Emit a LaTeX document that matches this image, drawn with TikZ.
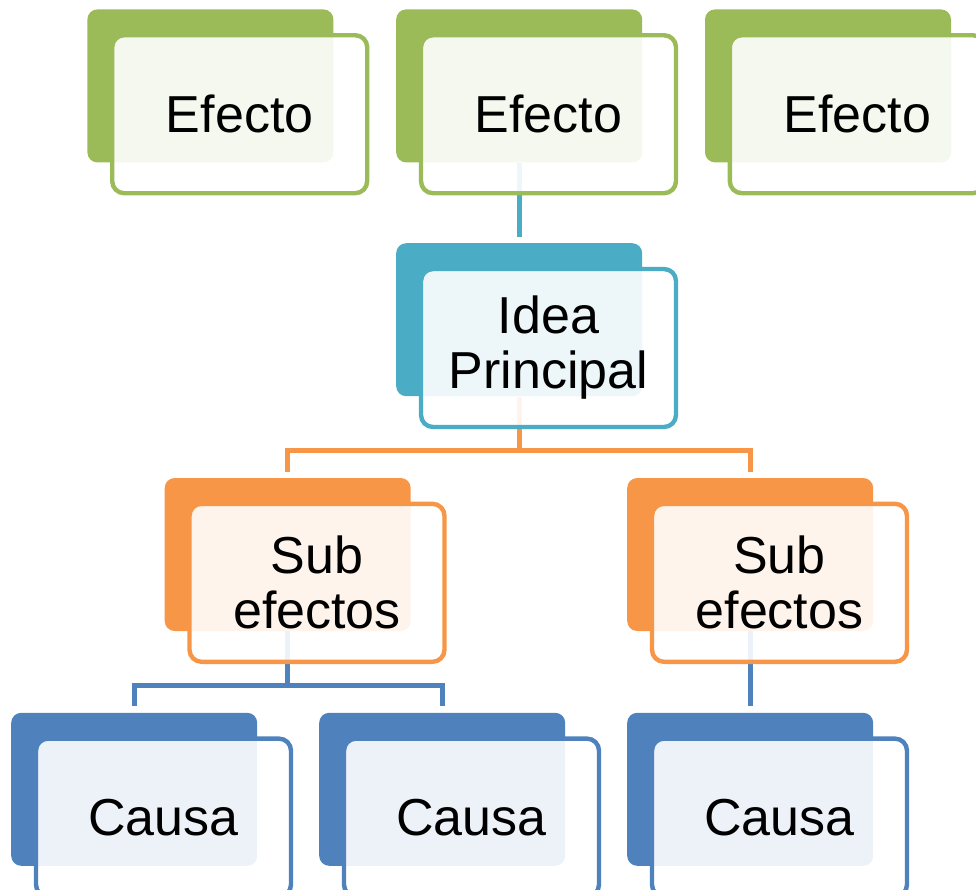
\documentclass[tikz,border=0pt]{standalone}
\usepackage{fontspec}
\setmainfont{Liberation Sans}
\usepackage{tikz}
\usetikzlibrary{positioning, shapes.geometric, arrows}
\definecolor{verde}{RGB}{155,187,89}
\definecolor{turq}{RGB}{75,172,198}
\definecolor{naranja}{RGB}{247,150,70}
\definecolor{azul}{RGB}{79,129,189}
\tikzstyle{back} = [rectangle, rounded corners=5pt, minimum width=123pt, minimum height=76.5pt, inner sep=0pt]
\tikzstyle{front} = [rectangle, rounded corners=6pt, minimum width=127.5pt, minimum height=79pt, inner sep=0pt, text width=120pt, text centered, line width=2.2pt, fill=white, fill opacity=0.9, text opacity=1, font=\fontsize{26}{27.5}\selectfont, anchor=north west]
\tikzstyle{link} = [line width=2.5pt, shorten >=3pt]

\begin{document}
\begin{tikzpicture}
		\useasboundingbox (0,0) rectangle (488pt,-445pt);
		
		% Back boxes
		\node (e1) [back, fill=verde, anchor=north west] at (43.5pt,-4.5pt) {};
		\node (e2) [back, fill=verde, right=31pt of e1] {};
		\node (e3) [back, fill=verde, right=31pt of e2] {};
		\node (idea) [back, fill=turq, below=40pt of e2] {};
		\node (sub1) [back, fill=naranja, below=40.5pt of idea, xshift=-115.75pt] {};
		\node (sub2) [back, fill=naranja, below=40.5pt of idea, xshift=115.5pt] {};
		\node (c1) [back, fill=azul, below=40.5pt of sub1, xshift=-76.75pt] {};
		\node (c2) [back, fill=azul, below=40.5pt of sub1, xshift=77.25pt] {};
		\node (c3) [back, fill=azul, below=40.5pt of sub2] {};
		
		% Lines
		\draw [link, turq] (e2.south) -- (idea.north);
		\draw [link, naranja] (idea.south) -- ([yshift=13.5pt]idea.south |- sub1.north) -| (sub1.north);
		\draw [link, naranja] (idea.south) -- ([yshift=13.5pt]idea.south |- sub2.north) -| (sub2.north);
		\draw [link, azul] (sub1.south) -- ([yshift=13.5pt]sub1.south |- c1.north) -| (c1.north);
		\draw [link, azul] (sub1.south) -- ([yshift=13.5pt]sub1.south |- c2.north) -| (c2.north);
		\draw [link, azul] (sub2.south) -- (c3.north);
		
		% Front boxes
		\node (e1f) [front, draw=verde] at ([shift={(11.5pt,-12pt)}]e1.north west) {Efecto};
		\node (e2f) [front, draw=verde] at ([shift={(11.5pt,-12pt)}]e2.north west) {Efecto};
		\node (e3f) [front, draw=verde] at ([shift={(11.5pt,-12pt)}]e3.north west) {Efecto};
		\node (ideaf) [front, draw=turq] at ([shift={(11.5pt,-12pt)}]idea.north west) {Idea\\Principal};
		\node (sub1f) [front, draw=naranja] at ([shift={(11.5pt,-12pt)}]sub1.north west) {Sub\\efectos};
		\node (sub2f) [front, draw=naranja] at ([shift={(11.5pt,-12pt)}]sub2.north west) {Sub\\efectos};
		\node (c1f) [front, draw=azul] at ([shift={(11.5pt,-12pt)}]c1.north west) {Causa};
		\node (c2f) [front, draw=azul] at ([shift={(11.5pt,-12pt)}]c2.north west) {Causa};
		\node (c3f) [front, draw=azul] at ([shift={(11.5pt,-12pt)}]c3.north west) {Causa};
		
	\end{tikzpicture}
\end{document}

============

Please transcribe the material above exactly as written. Leave the pictures out.

Emit a LaTeX document that matches this image, drawn with TikZ.
\documentclass[tikz,border=0pt]{standalone}
\usepackage{fontspec}
\setmainfont{Liberation Sans}
\usepackage{tikz}
\usetikzlibrary{positioning, shapes.geometric, arrows}
\definecolor{verde}{RGB}{155,187,89}
\definecolor{turq}{RGB}{75,172,198}
\definecolor{naranja}{RGB}{247,150,70}
\definecolor{azul}{RGB}{79,129,189}
\tikzstyle{back} = [rectangle, rounded corners=5pt, minimum width=123pt, minimum height=76.5pt, inner sep=0pt]
\tikzstyle{front} = [rectangle, rounded corners=6pt, minimum width=127.5pt, minimum height=79pt, inner sep=0pt, text width=120pt, text centered, line width=2.2pt, fill=white, fill opacity=0.9, text opacity=1, font=\fontsize{26}{27.5}\selectfont, anchor=north west]
\tikzstyle{link} = [line width=2.5pt, shorten >=3pt]

\begin{document}
\begin{tikzpicture}
		\useasboundingbox (0,0) rectangle (488pt,-445pt);
		
		% Back boxes
		\node (e1) [back, fill=verde, anchor=north west] at (43.5pt,-4.5pt) {};
		\node (e2) [back, fill=verde, right=31pt of e1] {};
		\node (e3) [back, fill=verde, right=31pt of e2] {};
		\node (idea) [back, fill=turq, below=40pt of e2] {};
		\node (sub1) [back, fill=naranja, below=40.5pt of idea, xshift=-115.75pt] {};
		\node (sub2) [back, fill=naranja, below=40.5pt of idea, xshift=115.5pt] {};
		\node (c1) [back, fill=azul, below=40.5pt of sub1, xshift=-76.75pt] {};
		\node (c2) [back, fill=azul, below=40.5pt of sub1, xshift=77.25pt] {};
		\node (c3) [back, fill=azul, below=40.5pt of sub2] {};
		
		% Lines
		\draw [link, turq] (e2.south) -- (idea.north);
		\draw [link, naranja] (idea.south) -- ([yshift=13.5pt]idea.south |- sub1.north) -| (sub1.north);
		\draw [link, naranja] (idea.south) -- ([yshift=13.5pt]idea.south |- sub2.north) -| (sub2.north);
		\draw [link, azul] (sub1.south) -- ([yshift=13.5pt]sub1.south |- c1.north) -| (c1.north);
		\draw [link, azul] (sub1.south) -- ([yshift=13.5pt]sub1.south |- c2.north) -| (c2.north);
		\draw [link, azul] (sub2.south) -- (c3.north);
		
		% Front boxes
		\node (e1f) [front, draw=verde] at ([shift={(11.5pt,-12pt)}]e1.north west) {Efecto};
		\node (e2f) [front, draw=verde] at ([shift={(11.5pt,-12pt)}]e2.north west) {Efecto};
		\node (e3f) [front, draw=verde] at ([shift={(11.5pt,-12pt)}]e3.north west) {Efecto};
		\node (ideaf) [front, draw=turq] at ([shift={(11.5pt,-12pt)}]idea.north west) {Idea\\Principal};
		\node (sub1f) [front, draw=naranja] at ([shift={(11.5pt,-12pt)}]sub1.north west) {Sub\\efectos};
		\node (sub2f) [front, draw=naranja] at ([shift={(11.5pt,-12pt)}]sub2.north west) {Sub\\efectos};
		\node (c1f) [front, draw=azul] at ([shift={(11.5pt,-12pt)}]c1.north west) {Causa};
		\node (c2f) [front, draw=azul] at ([shift={(11.5pt,-12pt)}]c2.north west) {Causa};
		\node (c3f) [front, draw=azul] at ([shift={(11.5pt,-12pt)}]c3.north west) {Causa};
		
	\end{tikzpicture}
\end{document}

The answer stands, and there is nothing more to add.